→ **Your objective**
Below is a listing; print exactly its lines from the one containing "Write the React, TypeScript" down to the one containing "Wise Potential Highest", both inclusive, with every picture left out.

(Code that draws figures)
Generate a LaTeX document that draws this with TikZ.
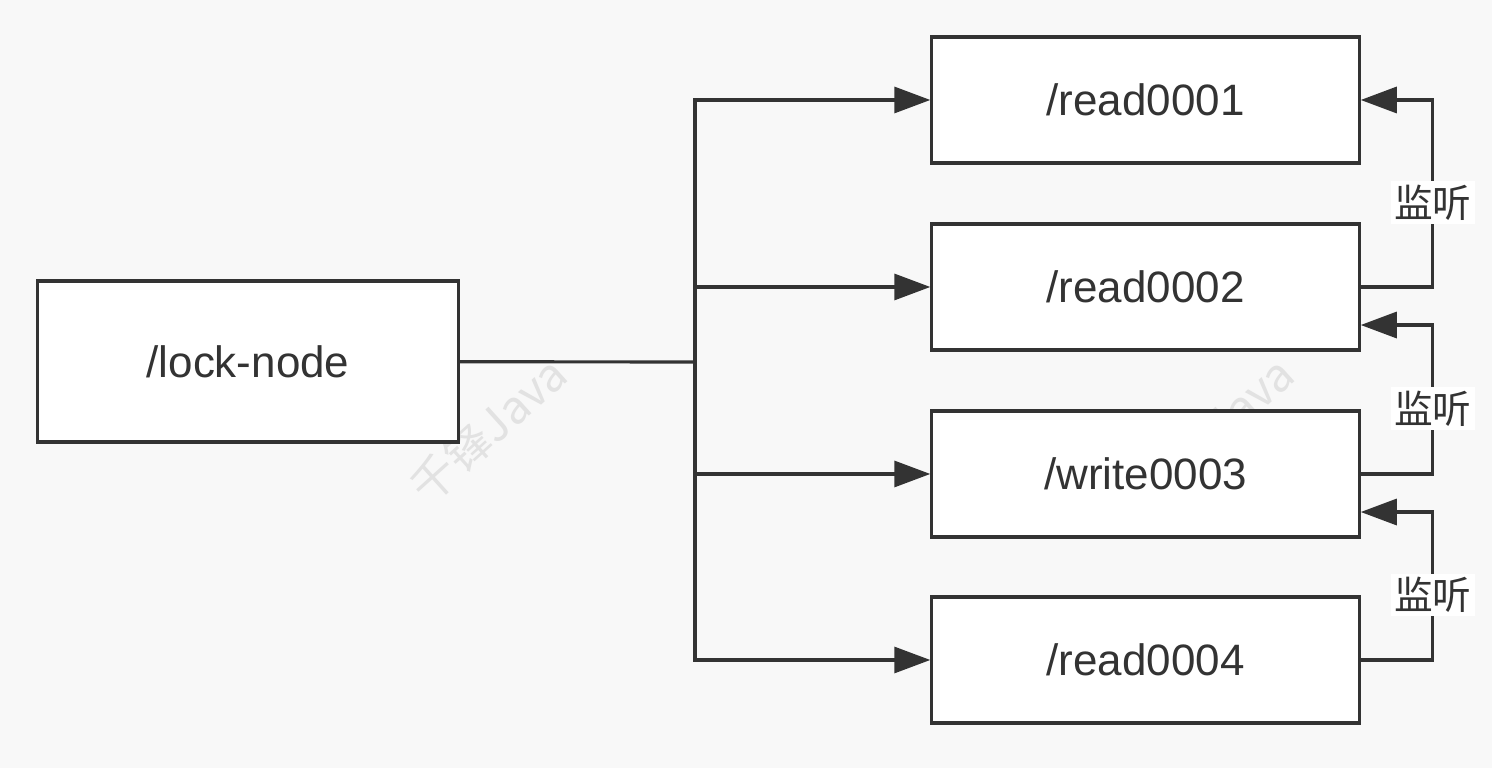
\documentclass[tikz,border=0pt]{standalone}
\usepackage{fontspec}
\setmainfont{Liberation Sans}
\newfontfamily\cjk{Noto Sans CJK SC}
\usetikzlibrary{arrows.meta,positioning,calc}
\definecolor{ink}{HTML}{333333}
\definecolor{paper}{HTML}{F8F8F8}
\definecolor{faint}{HTML}{E2E2E2}
\tikzset{
  zbox/.style={draw=ink,line width=0.9pt,fill=white,minimum width=4.27cm,minimum height=1.26cm,font=\fontsize{12.5}{15}\selectfont,text=ink},
  link/.style={draw=ink,line width=0.9pt},
  arr/.style={link,-{Triangle[length=3.6mm,width=2.6mm]}},
  tag/.style={fill=white,inner sep=1pt,font=\cjk\fontsize{11}{13}\selectfont,text=ink},
  wmark/.style={text=faint,rotate=42,font=\cjk\fontsize{13}{15}\selectfont}
}
\begin{document}
\begin{tikzpicture}[x=0.01cm,y=-0.01cm]
        \fill[paper] (0,0) rectangle (1492,768);
        \useasboundingbox (0,0) rectangle (1492,768);
        % watermarks
        \node[wmark] (wm1) at (488,430) {千锋Java};
        \node[wmark] (wm2) at (1215,430) {千锋Java};
        % nodes
        \node[zbox,minimum width=4.2cm,minimum height=1.61cm] (lock) at (248,361.5) {/lock-node};
        \node[zbox] (r1) at (1145.5,100) {/read0001};
        \node[zbox] (r2) at (1145.5,287) {/read0002};
        \node[zbox] (w3) at (1145.5,474) {/write0003};
        \node[zbox] (r4) at (1145.5,660) {/read0004};
        \coordinate (fork) at (695,362);
        \draw[link] (lock) -- (fork);
        \foreach \n in {r1,r2,w3,r4}
          \draw[arr] (fork) |- (\n);
        % watch links
        \draw[arr] (r2.east) -- ++(72,0) |- node[tag,pos=0.226] {监听} (r1.east);
        \draw[arr] (w3.east) -- ++(72,0) |- node[tag,pos=0.22] {监听} ([yshift=-0.38cm]r2.east);
        \draw[arr] (r4.east) -- ++(72,0) |- node[tag,pos=0.22] {监听} ([yshift=-0.38cm]w3.east);
      \end{tikzpicture}
\end{document}
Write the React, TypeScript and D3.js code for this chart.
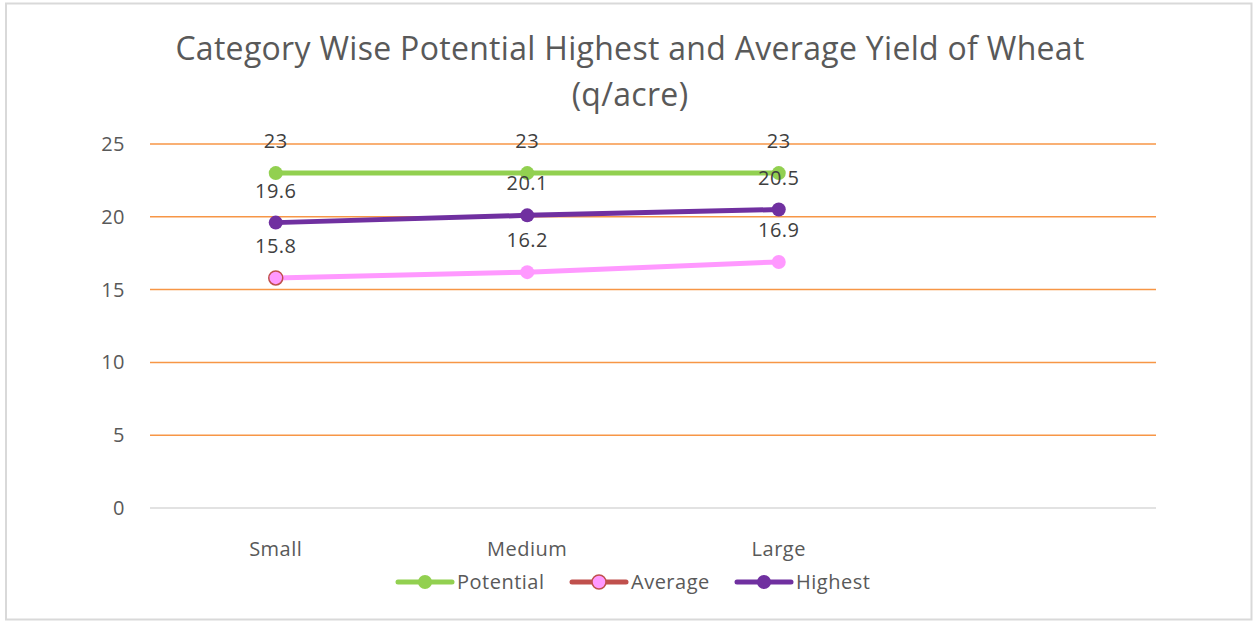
import React from "react";
import * as d3 from "d3";

const categories = ["Small", "Medium", "Large", ""];
const potential = [23, 23, 23];
const average = [15.8, 16.2, 16.9];
const highest = [19.6, 20.1, 20.5];
const yTicks = [0, 5, 10, 15, 20, 25];
const titleLines = ["Category Wise Potential Highest and Average Yield of Wheat", "(q/acre)"];

const W = 1253, H = 621;
const FONT = "'Open Sans', Lato, sans-serif";

export default function App() {
  const x = d3.scaleBand<string>().domain(categories).range([150, 1156]);
  const y = d3.scaleLinear().domain([0, 25]).range([508, 144]);
  const cx = (i: number) => (x(categories[i]) as number) + x.bandwidth() / 2;
  const line = d3.line<number>().x((_, i) => cx(i)).y((v) => y(v));

  const series = [
    { name: "Potential", values: potential, color: "#92D050", legendLine: "#92D050", markerFill: "#92D050", markerStroke: "none" },
    { name: "Average", values: average, color: "#FF99FF", legendLine: "#C0504D", markerFill: "#FF99FF", markerStroke: "#C0504D" },
    { name: "Highest", values: highest, color: "#7030A0", legendLine: "#7030A0", markerFill: "#7030A0", markerStroke: "none" },
  ];
  const legendX = [398, 572, 737];

  return (
    <svg width={W} height={H} style={{ position: "absolute", left: 0, top: 0, fontFamily: FONT }}>
      <rect x={0} y={0} width={W} height={H} fill="#fff" />
      <rect x={6} y={3.5} width={1245.5} height={616} fill="#fff" stroke="#D9D9D9" strokeWidth={2} />
      {titleLines.map((t, i) => (
        <text key={i} x={630} y={60 + i * 46} textAnchor="middle" fontSize={32} letterSpacing={0.3} fill="#595959">{t}</text>
      ))}
      {yTicks.map((t) => (
        <g key={t}>
          <line x1={150} x2={1156} y1={y(t)} y2={y(t)} stroke={t === 0 ? "#D9D9D9" : "#F79646"} strokeWidth={1.5} />
          <text x={125} y={y(t) + 7} textAnchor="end" fontSize={20} letterSpacing={0.5} fill="#595959">{t}</text>
        </g>
      ))}
      {categories.map((c, i) => (
        <text key={i} x={cx(i)} y={556} textAnchor="middle" fontSize={20} letterSpacing={0.5} fill="#595959">{c}</text>
      ))}
      {series.map((s) => (
        <g key={s.name}>
          <path d={line(s.values) as string} fill="none" stroke={s.color} strokeWidth={5} strokeLinecap="round" />
          {s.values.map((v, i) => (
            <circle key={i} cx={cx(i)} cy={y(v)} r={7}
              fill={s.markerFill}
              stroke={s.name === "Average" && i === 0 ? s.markerStroke : "none"}
              strokeWidth={1.5} />
          ))}
        </g>
      ))}
      {series.map((s) => (
        <g key={s.name + "l"}>
          {s.values.map((v, i) => (
            <text key={i} x={cx(i)} y={y(v) - 25} textAnchor="middle" fontSize={20} letterSpacing={0.5} fill="#404040">{v}</text>
          ))}
        </g>
      ))}
      {series.map((s, k) => (
        <g key={s.name + "leg"}>
          <line x1={legendX[k]} x2={legendX[k] + 54} y1={582} y2={582} stroke={s.legendLine} strokeWidth={5} strokeLinecap="round" />
          <circle cx={legendX[k] + 27} cy={582} r={7} fill={s.markerFill}
            stroke={s.markerStroke} strokeWidth={1.5} />
          <text x={legendX[k] + 59} y={589} fontSize={20} letterSpacing={0.5} fill="#595959">{s.name}</text>
        </g>
      ))}
    </svg>
  );
}
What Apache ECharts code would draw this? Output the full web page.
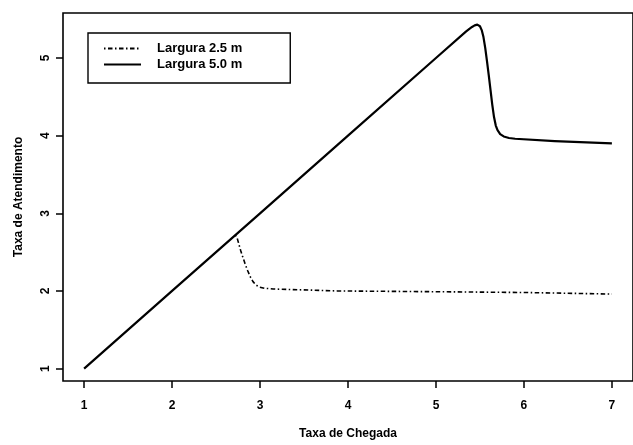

→ **Exercise output**
Write the React, TypeScript and D3.js code for this chart.
import React from "react";
import * as d3 from "d3";

const categories = ["Small", "Medium", "Large", ""];
const potential = [23, 23, 23];
const average = [15.8, 16.2, 16.9];
const highest = [19.6, 20.1, 20.5];
const yTicks = [0, 5, 10, 15, 20, 25];
const titleLines = ["Category Wise Potential Highest and Average Yield of Wheat", "(q/acre)"];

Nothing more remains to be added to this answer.